MUCH OF THE optimism among investment bankers and economic commentators about ‘green shoots of recovery’ comes from the rebound of shares since March 2009 (up around 60% from the low point, though still around 25% lower than the previous peak). There is special enthusiasm among speculators for financial assets (shares, bonds, property, commodities, etc) and for investment in so-called ‘emerging markets’, that is, economies like China, South-East Asia, Brazil, etc.

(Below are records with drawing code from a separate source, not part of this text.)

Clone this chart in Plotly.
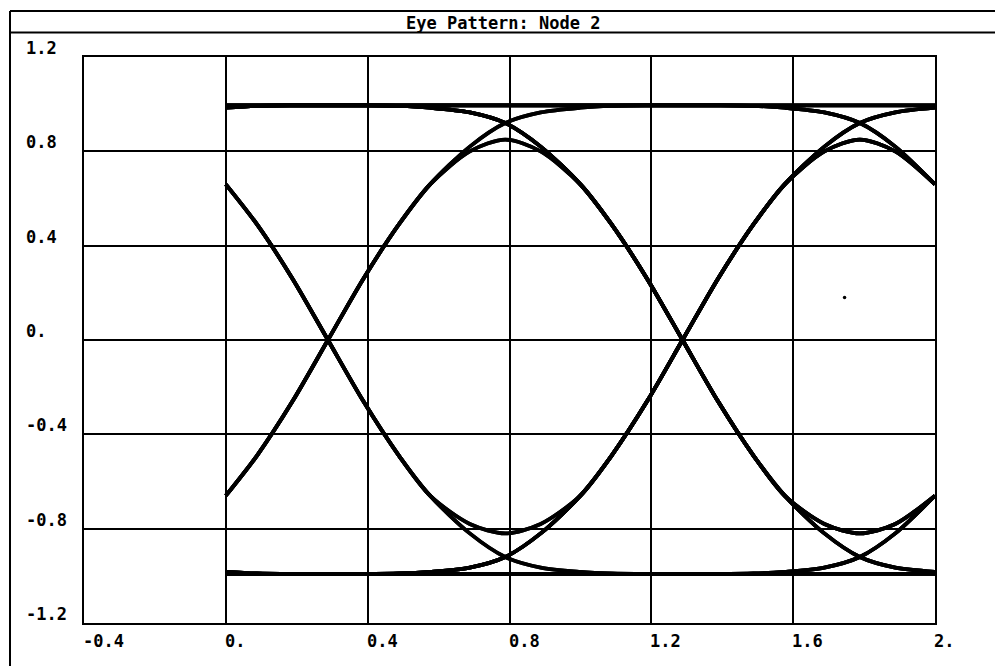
import itertools
import plotly.graph_objects as go

# Offsets inside one bit interval, measured from one zero crossing to the next.
# 0.288 and 0.712 are where the 0..2 display window cuts the neighbouring bits.
bit_offsets = [0.0, 0.1, 0.2, 0.288, 0.4, 0.5, 0.6, 0.712, 0.8, 0.9, 1.0]

# Waveform of a high bit entered by a rising edge and followed by another high bit
rise_settle_high = [0.0, 0.26, 0.49, 0.66, 0.82, 0.92, 0.965, 0.985, 0.993, 0.995, 0.995]
# Isolated high bit: rising edge, then falling edge
pulse_high = [0.0, 0.26, 0.49, 0.66, 0.80, 0.85, 0.80, 0.66, 0.49, 0.26, 0.0]
# High bit between two high bits
steady_high = [0.995, 0.995, 0.995, 0.995, 0.995, 0.995, 0.995, 0.995, 0.995, 0.995, 0.995]

# Same three cases for a low bit
rise_settle_low = [0.0, -0.26, -0.49, -0.66, -0.82, -0.92, -0.965, -0.983, -0.99, -0.992, -0.992]
pulse_low = [0.0, -0.26, -0.49, -0.66, -0.78, -0.82, -0.78, -0.66, -0.49, -0.26, 0.0]
steady_low = [-0.992, -0.992, -0.992, -0.992, -0.992, -0.992, -0.992, -0.992, -0.992, -0.992, -0.992]

first_crossing = 0.288   # time of the first data transition in the window
bit_period = 1.0
window_start, window_end = 0.0, 2.0

# Isolated sample point left on the display
stray_x = [1.745]
stray_y = [0.18]

x_tick_vals = [-0.4, 0.0, 0.4, 0.8, 1.2, 1.6, 2.0]
x_tick_text = ["-0.4", "0.", "0.4", "0.8", "1.2", "1.6", "2."]
y_tick_vals = [1.2, 0.8, 0.4, 0.0, -0.4, -0.8, -1.2]
y_tick_text = ["1.2", "0.8", "0.4", "0.", "-0.4", "-0.8", "-1.2"]

title_text = "Eye Pattern: Node 2"

# ---- page geometry (pixels) ----
W, H = 995, 666
ML, MR, MT, MB = 84, 60, 57, 43
PW, PH = W - ML - MR, H - MT - MB


def px_x(px):
    return (px - ML) / PW


def px_y(py):
    return (H - MB - py) / PH


def bit_shape(prev, bit, nxt):
    """Waveform over one bit interval given its neighbours."""
    if bit == 1:
        rs, pulse, steady = rise_settle_high, pulse_high, steady_high
    else:
        rs, pulse, steady = rise_settle_low, pulse_low, steady_low
    if prev != bit and nxt != bit:
        return pulse
    if prev != bit:
        return rs
    if nxt != bit:
        return rs[::-1]
    return steady


def trace_points(bits):
    z, a, b, c, d = bits
    segments = [
        (first_crossing - bit_period, bit_shape(z, a, b)),
        (first_crossing, bit_shape(a, b, c)),
        (first_crossing + bit_period, bit_shape(b, c, d)),
    ]
    xs, ys = [], []
    for start, vals in segments:
        for off, v in zip(bit_offsets, vals):
            x = round(start + off * bit_period, 6)
            if x < window_start - 1e-6 or x > window_end + 1e-6:
                continue
            if xs and abs(xs[-1] - x) < 1e-6:
                continue
            xs.append(x)
            ys.append(v)
    return tuple(xs), tuple(ys)


fig = go.Figure()

seen = set()
for bits in itertools.product([0, 1], repeat=5):
    pts = trace_points(bits)
    if pts in seen:
        continue
    seen.add(pts)
    fig.add_trace(go.Scatter(
        x=list(pts[0]), y=list(pts[1]), mode="lines",
        line=dict(color="black", width=3.8, shape="spline", smoothing=0.8),
        hoverinfo="skip", showlegend=False,
    ))

fig.add_trace(go.Scatter(
    x=stray_x, y=stray_y, mode="markers",
    marker=dict(color="black", size=3.5), showlegend=False, hoverinfo="skip",
))

label_font = dict(family="DejaVu Sans Mono", size=17, color="black", weight="bold")

annotations = []
for v, t in zip(x_tick_vals, x_tick_text):
    annotations.append(dict(
        x=v, xref="x", y=0, yref="paper", text=t, showarrow=False,
        xanchor="left", yanchor="top", yshift=-6, xshift=-3, font=label_font,
    ))
for v, t in zip(y_tick_vals, y_tick_text):
    annotations.append(dict(
        x=px_x(24), xref="paper", y=v, yref="y", text=t, showarrow=False,
        xanchor="left", yanchor="bottom", yshift=-3, font=label_font,
    ))
annotations.append(dict(
    x=px_x(503), xref="paper", y=px_y(23), yref="paper", text=title_text,
    showarrow=False, xanchor="center", yanchor="middle", font=label_font,
))

frame = dict(color="black", width=2)
shapes = [
    dict(type="line", xref="paper", yref="paper",
         x0=px_x(10), x1=px_x(1000), y0=px_y(11), y1=px_y(11), line=frame),
    dict(type="line", xref="paper", yref="paper",
         x0=px_x(10), x1=px_x(1000), y0=px_y(32.5), y1=px_y(32.5), line=frame),
    dict(type="line", xref="paper", yref="paper",
         x0=px_x(10), x1=px_x(10), y0=px_y(11), y1=px_y(670), line=frame),
]

fig.update_layout(
    width=W, height=H,
    margin=dict(l=ML, r=MR, t=MT, b=MB, pad=0),
    paper_bgcolor="white", plot_bgcolor="white",
    annotations=annotations, shapes=shapes,
    showlegend=False,
)
axis_common = dict(
    showgrid=True, gridcolor="black", gridwidth=1.8,
    zeroline=False, showline=True, linecolor="black", linewidth=2.2,
    mirror=True, ticks="", showticklabels=False, fixedrange=True,
)
fig.update_xaxes(range=[-0.4, 2.0], tickvals=x_tick_vals, **axis_common)
fig.update_yaxes(range=[-1.2, 1.2], tickvals=y_tick_vals, **axis_common)

fig.write_html("out.html")
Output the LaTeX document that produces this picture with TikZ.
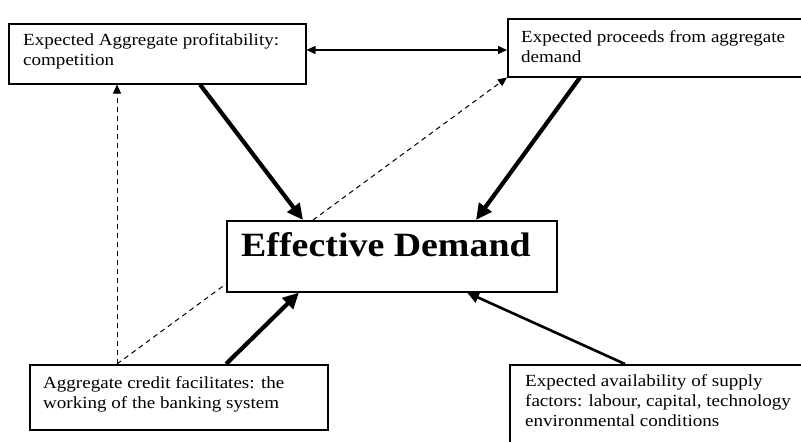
\documentclass[tikz,border=0pt]{standalone}
\usepackage{fontspec}
\setmainfont{Liberation Serif}
\newfontfamily\boxfont[FakeStretch=1.12]{Liberation Serif}
\newfontfamily\titlefont[FakeStretch=1.115]{Liberation Serif}
\usetikzlibrary{arrows.meta}
\begin{document}
\begin{tikzpicture}[x=1pt,y=-1pt,
  box/.style={draw=black,line width=1.5pt,fill=white,rectangle,inner sep=0pt,anchor=north west},
  txt/.style={anchor=base west,inner sep=0pt,font=\boxfont\fontsize{17}{20}\selectfont},
  heavy/.style={line width=4.2pt,-{Triangle[length=16pt,width=15pt]}},
  medium/.style={line width=2.6pt,-{Triangle[length=12pt,width=11pt]}},
  twoway/.style={line width=1.2pt,{Triangle[length=9pt,width=8pt]}-{Triangle[length=9pt,width=8pt]}},
  dashlink/.style={line width=1pt,dash pattern=on 5pt off 4pt,-{Triangle[length=9pt,width=8pt]}}]
\useasboundingbox (0,0) rectangle (801,442);
\clip (0,0) rectangle (801,442);
\fill[white] (0,0) rectangle (801,442);

% boxes
\node[box,minimum width=297pt,minimum height=60pt] (A) at (8,23) {};
\node[box,minimum width=320pt,minimum height=58pt] (B) at (507,18) {};
\node[box,minimum width=298pt,minimum height=65pt] (C) at (29,364) {};
\node[box,minimum width=320pt,minimum height=100pt] (D) at (509,364) {};

% dashed links (drawn before the central box, which covers them)
\draw[dashlink] ([xshift=88pt]C.north west) -- ([xshift=109pt]A.south west);
\draw[dashlink] ([xshift=88pt]C.north west) -- (B.south west);

% central box
\node[box,minimum width=330pt,minimum height=71pt] (ED) at (226,220) {};

% box texts
\node[txt] (a1) at (23,45) {Expected Aggregate profitability:};
\node[txt] (a2) at (23,65) {competition};
\node[txt] (b1) at (521,42) {Expected proceeds from aggregate};
\node[txt] (b2) at (521,62) {demand};
\node[txt] (c1) at (43,388) {Aggregate credit facilitates: the};
\node[txt] (c2) at (43,408) {working of the banking system};
\node[txt] (d1) at (525,386) {Expected availability of supply};
\node[txt] (d2) at (525,406) {factors: labour, capital, technology};
\node[txt] (d3) at (525,426) {environmental conditions};
\node[anchor=base west,inner sep=0pt,font=\titlefont\fontsize{34}{40}\selectfont\bfseries] (edt) at (241,256) {Effective Demand};

% connectors
\draw[twoway] (A.east |- 0,50) -- (B.west |- 0,50);
\draw[heavy] ([xshift=192pt]A.south west) -- ([xshift=77pt]ED.north west);
\draw[heavy] ([xshift=73pt]B.south west) -- ([xshift=250pt]ED.north west);
\draw[heavy] ([xshift=197pt]C.north west) -- ([xshift=73pt]ED.south west);
\draw[medium] ([xshift=116pt]D.north west) -- ([xshift=241pt]ED.south west);
\end{tikzpicture}
\end{document}
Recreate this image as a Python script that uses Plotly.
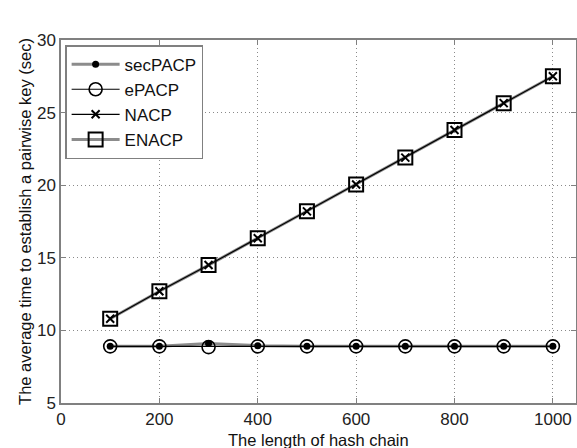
import plotly.graph_objects as go

x_vals = [100, 200, 300, 400, 500, 600, 700, 800, 900, 1000]
secpacp = [8.9, 8.9, 9.1, 8.95, 8.9, 8.9, 8.9, 8.9, 8.9, 8.9]
epacp = [8.9, 8.9, 8.85, 8.9, 8.9, 8.9, 8.9, 8.9, 8.9, 8.9]
nacp = [10.8, 12.7, 14.5, 16.35, 18.2, 20.05, 21.9, 23.8, 25.65, 27.5]
enacp = [10.8, 12.7, 14.5, 16.35, 18.2, 20.05, 21.9, 23.8, 25.65, 27.5]
x_ticks = [0, 200, 400, 600, 800, 1000]
y_ticks = [5, 10, 15, 20, 25, 30]
x_title = "The length of hash chain"
y_title = "The average time to establish a pairwise key (sec)"

FONT = "Liberation Sans, Arial"

fig = go.Figure()
fig.add_trace(go.Scatter(x=x_vals, y=enacp, name="ENACP", mode="lines+markers",
                         line=dict(color="#8c8c8c", width=3),
                         marker=dict(symbol="square-open", size=14, color="black",
                                     line=dict(width=2, color="black")),
                         legendrank=4))
fig.add_trace(go.Scatter(x=x_vals, y=nacp, name="NACP", mode="lines+markers",
                         line=dict(color="black", width=1.2),
                         marker=dict(symbol="x-thin", size=8, color="black",
                                     line=dict(width=2, color="black")),
                         legendrank=3))
fig.add_trace(go.Scatter(x=x_vals, y=secpacp, name="secPACP", mode="lines+markers",
                         line=dict(color="#8c8c8c", width=3),
                         marker=dict(symbol="circle", size=7, color="black"),
                         legendrank=1))
fig.add_trace(go.Scatter(x=x_vals, y=epacp, name="ePACP", mode="lines+markers",
                         line=dict(color="black", width=1.2),
                         marker=dict(symbol="circle-open", size=13, color="black",
                                     line=dict(width=1.6, color="black")),
                         legendrank=2))

axis_common = dict(showline=True, linecolor="#808080", linewidth=1.5, mirror="ticks",
                   ticks="inside", ticklen=5, tickcolor="#808080",
                   showgrid=True, gridcolor="#8a8a8a", griddash="1px,3px", gridwidth=1,
                   zeroline=False, automargin=False,
                   tickfont=dict(family=FONT, size=17, color="#222"))

fig.update_xaxes(range=[0, 1047], tickvals=x_ticks, **axis_common)
fig.update_yaxes(range=[5, 30], tickvals=y_ticks, **axis_common)

fig.add_annotation(text=x_title, xref="paper", yref="paper", x=0.5, y=-0.102,
                   xanchor="center", yanchor="middle", showarrow=False,
                   font=dict(family=FONT, size=16.5, color="#111"))
fig.add_annotation(text=y_title, xref="paper", yref="paper", x=-0.071, y=0.5,
                   xanchor="center", yanchor="middle", showarrow=False, textangle=-90,
                   font=dict(family=FONT, size=16.5, color="#111"))

fig.update_layout(
    width=577, height=448,
    margin=dict(l=61, r=1, t=40, b=45),
    plot_bgcolor="white", paper_bgcolor="white",
    legend=dict(x=0.008, y=0.986, xanchor="left", yanchor="top",
                bgcolor="white", bordercolor="#808080", borderwidth=1.5,
                font=dict(family=FONT, size=17, color="#111"),
                itemwidth=48, tracegroupgap=0),
    showlegend=True,
)

fig.write_html("out.html", config={"displayModeBar": False},
               post_script="document.body.style.margin='0';document.body.style.overflow='hidden';")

The downturn has not been so severe in these economies as in the advanced capitalist countries. But the main reason for the surge of investment is the phenomenal profits that can be made on the basis of cheap credit. Banks, hedge funds and other financial institutions are flush with money as a result of the government bailouts in the US, Britain and Europe. Moreover, on the basis of state guarantees of their assets, they are able to borrow money at very low interest rates. In general, they have not returned to normal levels of lending to business, so the cash is being channelled into speculative activity.

The quantitative easing of the Federal Reserve Bank and other central banks has also hugely increased the liquidity of financial institutions. Mainly on the basis of printing money (rather than the issuance of government bonds, which is a form of borrowing), the US Federal Reserve is purchasing up to $1,800 billion of US government bonds, mortgage-backed securities, and various other forms of securitised debt. This represents a massive injection of liquidity into the finance sector. Given the relatively low rates of interest that can be earned on government bonds, the finance houses are using their credit to invest in shares, commodities, and other more profitable assets.

Added to this injection of liquidity is the fall in value of the US dollar. Paradoxically, given the US downturn, the dollar rose in value during 2008, mainly because governments and speculators internationally saw US government bonds as a ‘safe haven’ for their cash. But since March, the dollar has been falling quite rapidly. Through ‘short-selling’ the dollar (a way of profiting from the fall in the value of the dollar), speculators have been able to borrow dollars effectively at negative interest rates (as low as 10% or 20% negative on an annualised basis). They are then using the cash to buy shares, bonds, commodities, currencies, etc, both in the advanced capitalist countries and in the semi-developed countries (emerging markets). Speculators in these markets have been able to make gains of between 50-70% on these short-term, speculative investments.

These easy profits undoubtedly represent a ‘recovery’ for speculators. But this new bubble is far from representing a real recovery of the US or global economy.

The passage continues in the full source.